- Given exercise: Write the data out again exactly, with no pictures.

- Given data:

··········

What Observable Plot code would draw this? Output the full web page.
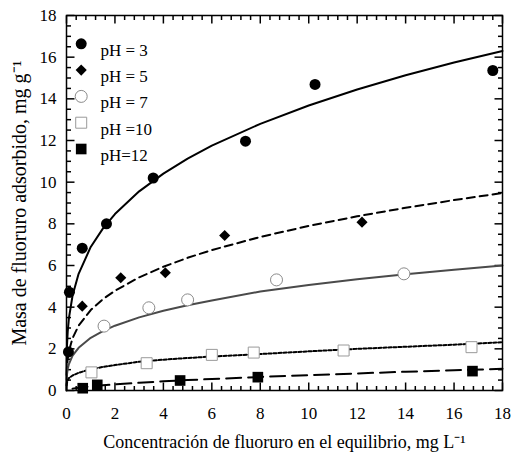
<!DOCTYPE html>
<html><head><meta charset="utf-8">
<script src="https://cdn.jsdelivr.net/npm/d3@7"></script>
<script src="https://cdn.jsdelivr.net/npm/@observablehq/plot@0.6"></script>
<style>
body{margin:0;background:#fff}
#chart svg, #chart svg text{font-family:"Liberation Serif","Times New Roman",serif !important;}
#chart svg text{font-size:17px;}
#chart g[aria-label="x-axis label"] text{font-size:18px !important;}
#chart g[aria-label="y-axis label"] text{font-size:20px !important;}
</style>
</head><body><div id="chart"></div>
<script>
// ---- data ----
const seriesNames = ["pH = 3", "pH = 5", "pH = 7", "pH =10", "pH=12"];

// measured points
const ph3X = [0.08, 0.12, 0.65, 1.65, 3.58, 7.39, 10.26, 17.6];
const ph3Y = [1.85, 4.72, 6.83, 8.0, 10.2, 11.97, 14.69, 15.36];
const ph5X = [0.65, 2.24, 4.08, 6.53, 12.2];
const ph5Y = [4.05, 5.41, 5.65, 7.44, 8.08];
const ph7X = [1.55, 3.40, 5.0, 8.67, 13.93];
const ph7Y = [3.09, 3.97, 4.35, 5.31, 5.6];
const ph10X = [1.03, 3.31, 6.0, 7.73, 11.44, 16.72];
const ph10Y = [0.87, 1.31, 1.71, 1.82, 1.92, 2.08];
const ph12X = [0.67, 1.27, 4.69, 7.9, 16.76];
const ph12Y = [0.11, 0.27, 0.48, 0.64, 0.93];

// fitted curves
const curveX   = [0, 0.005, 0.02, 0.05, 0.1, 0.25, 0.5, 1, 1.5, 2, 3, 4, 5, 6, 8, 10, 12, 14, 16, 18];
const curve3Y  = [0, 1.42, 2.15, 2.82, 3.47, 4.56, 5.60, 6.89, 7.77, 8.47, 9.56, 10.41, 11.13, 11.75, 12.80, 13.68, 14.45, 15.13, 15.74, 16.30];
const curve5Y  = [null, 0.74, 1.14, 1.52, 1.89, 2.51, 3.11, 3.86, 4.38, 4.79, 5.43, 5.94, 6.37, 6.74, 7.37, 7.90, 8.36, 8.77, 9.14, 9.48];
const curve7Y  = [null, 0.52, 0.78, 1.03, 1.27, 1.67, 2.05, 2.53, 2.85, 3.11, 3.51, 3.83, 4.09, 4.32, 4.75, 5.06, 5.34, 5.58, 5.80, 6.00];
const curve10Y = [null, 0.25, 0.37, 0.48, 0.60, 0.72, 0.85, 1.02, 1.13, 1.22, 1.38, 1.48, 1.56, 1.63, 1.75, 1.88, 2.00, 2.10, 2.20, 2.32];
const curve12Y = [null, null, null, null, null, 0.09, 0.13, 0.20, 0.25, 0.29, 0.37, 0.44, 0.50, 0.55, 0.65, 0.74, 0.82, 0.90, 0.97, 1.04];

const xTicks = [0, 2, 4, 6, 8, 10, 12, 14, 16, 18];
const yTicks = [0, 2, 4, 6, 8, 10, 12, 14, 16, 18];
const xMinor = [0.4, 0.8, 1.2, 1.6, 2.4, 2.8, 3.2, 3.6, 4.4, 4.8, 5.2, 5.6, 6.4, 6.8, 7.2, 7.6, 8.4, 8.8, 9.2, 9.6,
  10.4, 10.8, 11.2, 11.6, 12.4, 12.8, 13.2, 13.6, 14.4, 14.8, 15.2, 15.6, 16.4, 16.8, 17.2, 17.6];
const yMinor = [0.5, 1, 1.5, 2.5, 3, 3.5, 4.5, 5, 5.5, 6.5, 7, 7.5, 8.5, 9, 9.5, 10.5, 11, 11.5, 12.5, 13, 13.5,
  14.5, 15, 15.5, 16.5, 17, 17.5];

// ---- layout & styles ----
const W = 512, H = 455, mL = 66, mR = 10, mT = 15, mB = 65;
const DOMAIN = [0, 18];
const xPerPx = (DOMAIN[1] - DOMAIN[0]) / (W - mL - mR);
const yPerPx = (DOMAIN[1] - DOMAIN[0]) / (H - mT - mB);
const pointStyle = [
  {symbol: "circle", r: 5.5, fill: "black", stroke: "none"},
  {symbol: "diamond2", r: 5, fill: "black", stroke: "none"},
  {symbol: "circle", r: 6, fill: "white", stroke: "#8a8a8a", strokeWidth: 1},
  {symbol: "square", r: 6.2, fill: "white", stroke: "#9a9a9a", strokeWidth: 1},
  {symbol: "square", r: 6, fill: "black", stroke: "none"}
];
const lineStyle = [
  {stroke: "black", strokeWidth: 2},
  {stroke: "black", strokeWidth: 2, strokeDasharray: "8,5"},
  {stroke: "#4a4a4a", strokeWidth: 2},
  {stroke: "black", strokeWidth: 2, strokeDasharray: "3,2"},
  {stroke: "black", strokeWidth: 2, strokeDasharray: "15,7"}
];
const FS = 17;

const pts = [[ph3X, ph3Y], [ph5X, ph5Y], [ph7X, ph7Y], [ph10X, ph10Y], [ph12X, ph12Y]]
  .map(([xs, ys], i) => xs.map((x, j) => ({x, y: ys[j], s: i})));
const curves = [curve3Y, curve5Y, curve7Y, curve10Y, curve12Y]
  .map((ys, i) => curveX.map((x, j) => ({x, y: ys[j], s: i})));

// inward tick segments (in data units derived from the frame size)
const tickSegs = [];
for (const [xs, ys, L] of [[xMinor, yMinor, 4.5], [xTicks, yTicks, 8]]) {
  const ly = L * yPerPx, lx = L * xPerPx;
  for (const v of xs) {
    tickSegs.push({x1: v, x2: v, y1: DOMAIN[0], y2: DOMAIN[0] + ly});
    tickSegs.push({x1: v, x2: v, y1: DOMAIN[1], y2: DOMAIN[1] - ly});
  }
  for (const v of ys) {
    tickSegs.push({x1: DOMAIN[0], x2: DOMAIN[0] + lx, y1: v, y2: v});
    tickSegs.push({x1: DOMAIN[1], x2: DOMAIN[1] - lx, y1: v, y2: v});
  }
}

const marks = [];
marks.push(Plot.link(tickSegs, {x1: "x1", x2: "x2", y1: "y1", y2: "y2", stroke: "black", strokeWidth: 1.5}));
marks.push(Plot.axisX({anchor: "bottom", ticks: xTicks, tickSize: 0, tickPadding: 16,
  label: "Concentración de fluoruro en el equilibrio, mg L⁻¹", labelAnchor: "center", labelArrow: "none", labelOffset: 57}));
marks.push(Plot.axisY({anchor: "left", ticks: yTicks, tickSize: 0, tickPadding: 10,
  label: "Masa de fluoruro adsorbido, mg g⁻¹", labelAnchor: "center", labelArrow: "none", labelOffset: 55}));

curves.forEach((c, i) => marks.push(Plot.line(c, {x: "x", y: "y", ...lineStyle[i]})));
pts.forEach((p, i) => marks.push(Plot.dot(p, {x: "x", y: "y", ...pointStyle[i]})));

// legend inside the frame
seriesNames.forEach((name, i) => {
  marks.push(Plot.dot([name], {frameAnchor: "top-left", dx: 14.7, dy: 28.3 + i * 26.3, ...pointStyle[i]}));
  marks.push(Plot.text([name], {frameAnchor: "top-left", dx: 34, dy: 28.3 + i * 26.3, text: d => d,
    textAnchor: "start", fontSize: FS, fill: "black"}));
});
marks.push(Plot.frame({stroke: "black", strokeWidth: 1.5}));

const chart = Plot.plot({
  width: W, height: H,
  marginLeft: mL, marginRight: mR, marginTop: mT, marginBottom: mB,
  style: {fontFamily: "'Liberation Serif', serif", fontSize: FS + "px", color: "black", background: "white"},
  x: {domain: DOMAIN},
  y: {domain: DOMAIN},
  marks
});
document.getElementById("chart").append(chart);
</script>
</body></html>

··········

- Final result:
What Observable Plot code would draw this? Output the full web page.
<!DOCTYPE html>
<html><head><meta charset="utf-8">
<script src="https://cdn.jsdelivr.net/npm/d3@7"></script>
<script src="https://cdn.jsdelivr.net/npm/@observablehq/plot@0.6"></script>
<style>
body{margin:0;background:#fff}
#chart svg, #chart svg text{font-family:"Liberation Serif","Times New Roman",serif !important;}
#chart svg text{font-size:17px;}
#chart g[aria-label="x-axis label"] text{font-size:18px !important;}
#chart g[aria-label="y-axis label"] text{font-size:20px !important;}
</style>
</head><body><div id="chart"></div>
<script>
// ---- data ----
const seriesNames = ["pH = 3", "pH = 5", "pH = 7", "pH =10", "pH=12"];

// measured points
const ph3X = [0.08, 0.12, 0.65, 1.65, 3.58, 7.39, 10.26, 17.6];
const ph3Y = [1.85, 4.72, 6.83, 8.0, 10.2, 11.97, 14.69, 15.36];
const ph5X = [0.65, 2.24, 4.08, 6.53, 12.2];
const ph5Y = [4.05, 5.41, 5.65, 7.44, 8.08];
const ph7X = [1.55, 3.40, 5.0, 8.67, 13.93];
const ph7Y = [3.09, 3.97, 4.35, 5.31, 5.6];
const ph10X = [1.03, 3.31, 6.0, 7.73, 11.44, 16.72];
const ph10Y = [0.87, 1.31, 1.71, 1.82, 1.92, 2.08];
const ph12X = [0.67, 1.27, 4.69, 7.9, 16.76];
const ph12Y = [0.11, 0.27, 0.48, 0.64, 0.93];

// fitted curves
const curveX   = [0, 0.005, 0.02, 0.05, 0.1, 0.25, 0.5, 1, 1.5, 2, 3, 4, 5, 6, 8, 10, 12, 14, 16, 18];
const curve3Y  = [0, 1.42, 2.15, 2.82, 3.47, 4.56, 5.60, 6.89, 7.77, 8.47, 9.56, 10.41, 11.13, 11.75, 12.80, 13.68, 14.45, 15.13, 15.74, 16.30];
const curve5Y  = [null, 0.74, 1.14, 1.52, 1.89, 2.51, 3.11, 3.86, 4.38, 4.79, 5.43, 5.94, 6.37, 6.74, 7.37, 7.90, 8.36, 8.77, 9.14, 9.48];
const curve7Y  = [null, 0.52, 0.78, 1.03, 1.27, 1.67, 2.05, 2.53, 2.85, 3.11, 3.51, 3.83, 4.09, 4.32, 4.75, 5.06, 5.34, 5.58, 5.80, 6.00];
const curve10Y = [null, 0.25, 0.37, 0.48, 0.60, 0.72, 0.85, 1.02, 1.13, 1.22, 1.38, 1.48, 1.56, 1.63, 1.75, 1.88, 2.00, 2.10, 2.20, 2.32];
const curve12Y = [null, null, null, null, null, 0.09, 0.13, 0.20, 0.25, 0.29, 0.37, 0.44, 0.50, 0.55, 0.65, 0.74, 0.82, 0.90, 0.97, 1.04];

const xTicks = [0, 2, 4, 6, 8, 10, 12, 14, 16, 18];
const yTicks = [0, 2, 4, 6, 8, 10, 12, 14, 16, 18];
const xMinor = [0.4, 0.8, 1.2, 1.6, 2.4, 2.8, 3.2, 3.6, 4.4, 4.8, 5.2, 5.6, 6.4, 6.8, 7.2, 7.6, 8.4, 8.8, 9.2, 9.6,
  10.4, 10.8, 11.2, 11.6, 12.4, 12.8, 13.2, 13.6, 14.4, 14.8, 15.2, 15.6, 16.4, 16.8, 17.2, 17.6];
const yMinor = [0.5, 1, 1.5, 2.5, 3, 3.5, 4.5, 5, 5.5, 6.5, 7, 7.5, 8.5, 9, 9.5, 10.5, 11, 11.5, 12.5, 13, 13.5,
  14.5, 15, 15.5, 16.5, 17, 17.5];

// ---- layout & styles ----
const W = 512, H = 455, mL = 66, mR = 10, mT = 15, mB = 65;
const DOMAIN = [0, 18];
const xPerPx = (DOMAIN[1] - DOMAIN[0]) / (W - mL - mR);
const yPerPx = (DOMAIN[1] - DOMAIN[0]) / (H - mT - mB);
const pointStyle = [
  {symbol: "circle", r: 5.5, fill: "black", stroke: "none"},
  {symbol: "diamond2", r: 5, fill: "black", stroke: "none"},
  {symbol: "circle", r: 6, fill: "white", stroke: "#8a8a8a", strokeWidth: 1},
  {symbol: "square", r: 6.2, fill: "white", stroke: "#9a9a9a", strokeWidth: 1},
  {symbol: "square", r: 6, fill: "black", stroke: "none"}
];
const lineStyle = [
  {stroke: "black", strokeWidth: 2},
  {stroke: "black", strokeWidth: 2, strokeDasharray: "8,5"},
  {stroke: "#4a4a4a", strokeWidth: 2},
  {stroke: "black", strokeWidth: 2, strokeDasharray: "3,2"},
  {stroke: "black", strokeWidth: 2, strokeDasharray: "15,7"}
];
const FS = 17;

const pts = [[ph3X, ph3Y], [ph5X, ph5Y], [ph7X, ph7Y], [ph10X, ph10Y], [ph12X, ph12Y]]
  .map(([xs, ys], i) => xs.map((x, j) => ({x, y: ys[j], s: i})));
const curves = [curve3Y, curve5Y, curve7Y, curve10Y, curve12Y]
  .map((ys, i) => curveX.map((x, j) => ({x, y: ys[j], s: i})));

// inward tick segments (in data units derived from the frame size)
const tickSegs = [];
for (const [xs, ys, L] of [[xMinor, yMinor, 4.5], [xTicks, yTicks, 8]]) {
  const ly = L * yPerPx, lx = L * xPerPx;
  for (const v of xs) {
    tickSegs.push({x1: v, x2: v, y1: DOMAIN[0], y2: DOMAIN[0] + ly});
    tickSegs.push({x1: v, x2: v, y1: DOMAIN[1], y2: DOMAIN[1] - ly});
  }
  for (const v of ys) {
    tickSegs.push({x1: DOMAIN[0], x2: DOMAIN[0] + lx, y1: v, y2: v});
    tickSegs.push({x1: DOMAIN[1], x2: DOMAIN[1] - lx, y1: v, y2: v});
  }
}

const marks = [];
marks.push(Plot.link(tickSegs, {x1: "x1", x2: "x2", y1: "y1", y2: "y2", stroke: "black", strokeWidth: 1.5}));
marks.push(Plot.axisX({anchor: "bottom", ticks: xTicks, tickSize: 0, tickPadding: 16,
  label: "Concentración de fluoruro en el equilibrio, mg L⁻¹", labelAnchor: "center", labelArrow: "none", labelOffset: 57}));
marks.push(Plot.axisY({anchor: "left", ticks: yTicks, tickSize: 0, tickPadding: 10,
  label: "Masa de fluoruro adsorbido, mg g⁻¹", labelAnchor: "center", labelArrow: "none", labelOffset: 55}));

curves.forEach((c, i) => marks.push(Plot.line(c, {x: "x", y: "y", ...lineStyle[i]})));
pts.forEach((p, i) => marks.push(Plot.dot(p, {x: "x", y: "y", ...pointStyle[i]})));

// legend inside the frame
seriesNames.forEach((name, i) => {
  marks.push(Plot.dot([name], {frameAnchor: "top-left", dx: 14.7, dy: 28.3 + i * 26.3, ...pointStyle[i]}));
  marks.push(Plot.text([name], {frameAnchor: "top-left", dx: 34, dy: 28.3 + i * 26.3, text: d => d,
    textAnchor: "start", fontSize: FS, fill: "black"}));
});
marks.push(Plot.frame({stroke: "black", strokeWidth: 1.5}));

const chart = Plot.plot({
  width: W, height: H,
  marginLeft: mL, marginRight: mR, marginTop: mT, marginBottom: mB,
  style: {fontFamily: "'Liberation Serif', serif", fontSize: FS + "px", color: "black", background: "white"},
  x: {domain: DOMAIN},
  y: {domain: DOMAIN},
  marks
});
document.getElementById("chart").append(chart);
</script>
</body></html>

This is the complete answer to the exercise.